We cut the hogs a little out of the ordinary. Two of the hams were made into large steamships for Christmas dinners. The other hams were seamed and turned into roasts, with the top round well trimmed for cutlets. We cut the foreshanks into osso buco. The shoulders were boned out using seam butchery rather than the straight through the muscle techniques used by large commercial processors. We cut off the chine bones of the loin and then hand cut the pork chops; no band saw work here! The huge bellies and jowls were rubbed with the salt recipe for bacon and then were pressed together for later smoking. Some of the fatback was saved for cured lardon and most was cut and rendered to lard for frying. Some of the bones were roasted for a stock and later reduced to a sort of pork glace. Some of the fatty pieces were saved for making, fresh breakfast sausage, smoked liverwurst and country pates. My dad took the heads and will make homemade headcheese and scrapple. He also took the hearts, sliced them into thin strips and made a Hungarian soup with lots of paprika and sourcream.
While cutting the pigs we threw a few slices into the pan, CIA meat class style, just salt and pepper and a hot skillet. The taste was so satisfying!
The idea of raising a pig and then harvesting it is not all that fascinating. Its a lot of work and requires a fair amount of equipment and some valuable knowledge for it to go well. Many parts of the process could go wrong and ruin the whole plan.
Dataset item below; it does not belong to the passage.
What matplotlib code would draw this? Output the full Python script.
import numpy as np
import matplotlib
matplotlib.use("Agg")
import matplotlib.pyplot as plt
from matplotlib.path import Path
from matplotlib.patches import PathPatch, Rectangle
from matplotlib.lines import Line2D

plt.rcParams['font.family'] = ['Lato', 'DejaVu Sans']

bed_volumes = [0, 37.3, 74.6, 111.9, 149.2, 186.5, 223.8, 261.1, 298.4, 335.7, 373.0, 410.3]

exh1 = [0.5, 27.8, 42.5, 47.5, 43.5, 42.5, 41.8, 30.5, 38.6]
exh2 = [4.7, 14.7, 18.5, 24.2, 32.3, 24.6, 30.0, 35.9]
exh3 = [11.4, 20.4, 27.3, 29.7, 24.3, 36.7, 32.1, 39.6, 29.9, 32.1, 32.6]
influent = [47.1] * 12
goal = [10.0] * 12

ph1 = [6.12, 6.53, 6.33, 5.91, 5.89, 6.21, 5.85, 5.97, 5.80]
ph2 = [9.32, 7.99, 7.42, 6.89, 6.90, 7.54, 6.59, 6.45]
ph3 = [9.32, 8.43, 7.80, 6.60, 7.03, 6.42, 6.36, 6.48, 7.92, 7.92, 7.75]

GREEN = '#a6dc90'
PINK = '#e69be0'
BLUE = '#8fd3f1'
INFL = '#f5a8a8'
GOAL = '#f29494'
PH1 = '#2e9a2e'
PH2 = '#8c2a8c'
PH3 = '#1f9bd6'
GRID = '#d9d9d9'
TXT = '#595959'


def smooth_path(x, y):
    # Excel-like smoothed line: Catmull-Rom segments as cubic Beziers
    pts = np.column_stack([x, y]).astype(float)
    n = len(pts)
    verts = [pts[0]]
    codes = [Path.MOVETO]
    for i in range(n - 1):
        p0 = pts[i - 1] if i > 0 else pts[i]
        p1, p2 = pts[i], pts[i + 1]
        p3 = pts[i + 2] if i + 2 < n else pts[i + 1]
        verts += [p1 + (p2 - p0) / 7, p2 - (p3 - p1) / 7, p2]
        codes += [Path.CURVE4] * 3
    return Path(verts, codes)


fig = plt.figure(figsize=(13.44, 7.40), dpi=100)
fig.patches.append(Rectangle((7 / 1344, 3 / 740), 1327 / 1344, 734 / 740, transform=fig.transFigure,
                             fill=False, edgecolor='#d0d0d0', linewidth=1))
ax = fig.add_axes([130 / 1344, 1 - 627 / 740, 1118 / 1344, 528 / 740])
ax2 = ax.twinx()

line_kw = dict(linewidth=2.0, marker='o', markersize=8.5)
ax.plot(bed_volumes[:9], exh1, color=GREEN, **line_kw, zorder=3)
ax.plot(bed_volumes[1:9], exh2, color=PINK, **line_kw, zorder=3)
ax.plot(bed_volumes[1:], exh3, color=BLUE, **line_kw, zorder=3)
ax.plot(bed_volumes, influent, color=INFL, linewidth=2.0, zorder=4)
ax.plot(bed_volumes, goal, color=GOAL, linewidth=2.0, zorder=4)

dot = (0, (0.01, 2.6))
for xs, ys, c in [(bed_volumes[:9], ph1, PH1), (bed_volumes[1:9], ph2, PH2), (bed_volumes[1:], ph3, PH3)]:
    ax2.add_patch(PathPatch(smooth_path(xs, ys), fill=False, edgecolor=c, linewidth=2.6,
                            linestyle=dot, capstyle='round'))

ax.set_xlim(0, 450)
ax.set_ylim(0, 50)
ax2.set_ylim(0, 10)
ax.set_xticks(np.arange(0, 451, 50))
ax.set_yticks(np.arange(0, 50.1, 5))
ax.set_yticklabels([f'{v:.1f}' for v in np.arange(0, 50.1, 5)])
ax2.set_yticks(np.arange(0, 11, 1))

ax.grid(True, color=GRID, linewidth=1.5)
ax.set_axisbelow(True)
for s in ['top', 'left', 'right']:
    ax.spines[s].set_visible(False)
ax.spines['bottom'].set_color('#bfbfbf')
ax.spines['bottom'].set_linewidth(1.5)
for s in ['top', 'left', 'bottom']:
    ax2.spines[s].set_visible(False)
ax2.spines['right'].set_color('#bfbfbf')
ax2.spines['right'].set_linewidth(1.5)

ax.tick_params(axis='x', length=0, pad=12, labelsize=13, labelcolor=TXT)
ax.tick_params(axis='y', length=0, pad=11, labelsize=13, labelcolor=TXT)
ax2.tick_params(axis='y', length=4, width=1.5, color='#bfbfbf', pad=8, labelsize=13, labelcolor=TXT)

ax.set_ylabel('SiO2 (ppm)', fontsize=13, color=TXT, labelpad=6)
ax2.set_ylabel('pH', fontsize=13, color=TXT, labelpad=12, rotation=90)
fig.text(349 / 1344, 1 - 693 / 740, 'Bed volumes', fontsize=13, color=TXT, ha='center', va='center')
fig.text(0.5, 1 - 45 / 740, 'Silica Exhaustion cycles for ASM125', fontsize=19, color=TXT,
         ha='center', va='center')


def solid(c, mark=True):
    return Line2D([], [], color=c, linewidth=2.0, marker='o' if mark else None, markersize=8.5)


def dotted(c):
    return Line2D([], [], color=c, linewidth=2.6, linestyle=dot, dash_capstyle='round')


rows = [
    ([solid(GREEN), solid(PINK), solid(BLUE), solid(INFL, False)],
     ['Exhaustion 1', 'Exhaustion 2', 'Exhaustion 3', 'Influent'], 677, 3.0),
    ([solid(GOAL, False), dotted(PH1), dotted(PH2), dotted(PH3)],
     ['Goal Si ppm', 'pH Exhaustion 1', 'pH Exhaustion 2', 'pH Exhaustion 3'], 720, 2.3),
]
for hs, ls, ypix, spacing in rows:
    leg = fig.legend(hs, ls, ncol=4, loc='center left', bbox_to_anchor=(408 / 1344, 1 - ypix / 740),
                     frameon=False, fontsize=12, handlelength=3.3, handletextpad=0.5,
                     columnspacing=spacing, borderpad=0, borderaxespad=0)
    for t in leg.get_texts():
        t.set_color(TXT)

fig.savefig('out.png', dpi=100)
Austin is getting to the point where he is now growing a true artisan pork. A flavor so deep and rich accomplished partly by the breed but mostly by the feed style and the space allowed. The taste of place or terrior if I must use that word. His pigs taste of the place they were grown. All of the feeds came from farms nearby ( except the rare Dunkin Munchkin). They also taste so good because of the techniques used during the harvest and the aging after, and then the curing and spices used on the food itself. The garden fresh sage, the local hardwoods used for smoking, all playing a part in the taste. But there is something else about the pork we were tasting. It was about the age old traditions of families getting together during harvest times to put up food for the coming year. It was about the culmination of all that hard work finally paying off. Its about looking at what we eat and saying well there you go, I made that! Not just bought the ingredients and cooked it, but really made it from start to finish. Its about developing a product that not everyone is going to taste. I felt honored to have helped in this process and to taste such a treat. Congrats to Austin on a very successful hog harvest!